Shares of Apollo Group (APOL) hit a 52-week low today. Let's look at how it got here and whether clouds are ahead.

How it got here
It's been a long ride down for Apollo shareholders as the stock has lost more than 60% of its value since the beginning of the year. Shares fell 22% Wednesday after a foreboding earnings report that included a 14% drop in enrollment, cuts in 2013 guidance, and the closing of 115 locations and laying off of 800 staff members. As the chart below shows, Apollo isn't the only for-profit school struggling. Hard times have fallen on the industry.

APOL Chart

APOL data by YCharts.

All four of the stocks, including Devry (ATGE 0.36%), Bridgepoint Education (ZVO) and Career Education (PRDO 3.25%), have essentially fallen 50% or more. In many ways, these drops are a direct result of tighter regulation from the government, which found these schools to have underwhelming graduation numbers while loading students with heavy debt burdens at the same time. The schools profit by enrolling applicants who borrow money from the government to pay for school.

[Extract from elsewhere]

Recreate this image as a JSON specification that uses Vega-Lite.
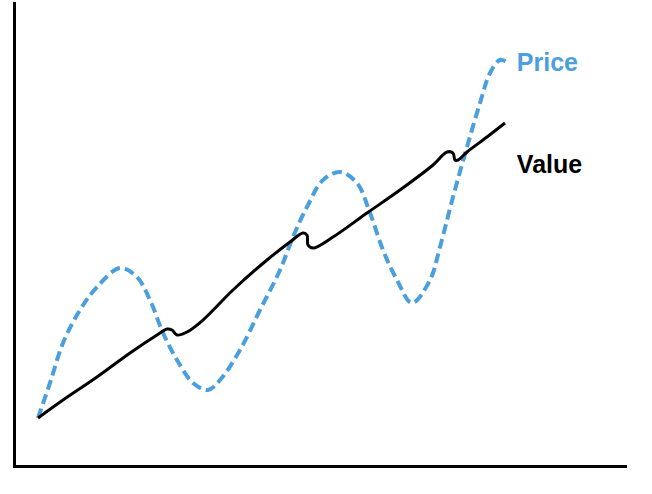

In the case of Apollo Group, the effects of those laws have ricocheted through its financial reports and updates. Its stock fell 16% in February when it dialed back guidance, and it has continued to slide from there as enrollments turned out to be worse than it had predicted back then.

A series of downgrades and guidance cuts followed over the course of the year, and the government stepped up its criticism of the for-profit education sector. A Senate report released over the summer revealed that these schools generally spend more on marketing than instruction, and legislators promised increased oversight to prevent students and taxpayers from getting shortchanged.

What's next?
Apollo is still putting up strong profits and has actually beat EPS estimates in its last four quarters, but the overall trend does not favor it or its fellow for-profits. At a P/E of 6, the stock may look cheap, but investors would be better off waiting for the effects of the government crackdown to shake out. At the very least, I would wait for enrollments to begin rising again, as new students are the lifeblood of the industry. As long as those numbers are headed down, the stock will not be able to recover.

For-profit college stocks had a meteoric rise in Wall Street, but it seems like their downfall could be just as abrupt. Apollo, the biggest company in this sector, was once worth more than four times what it is now and had a market cap higher than $10 billion. Its share price has not been this low in more than 10 years. For for-profit investors, this could be a sign that school is out for good.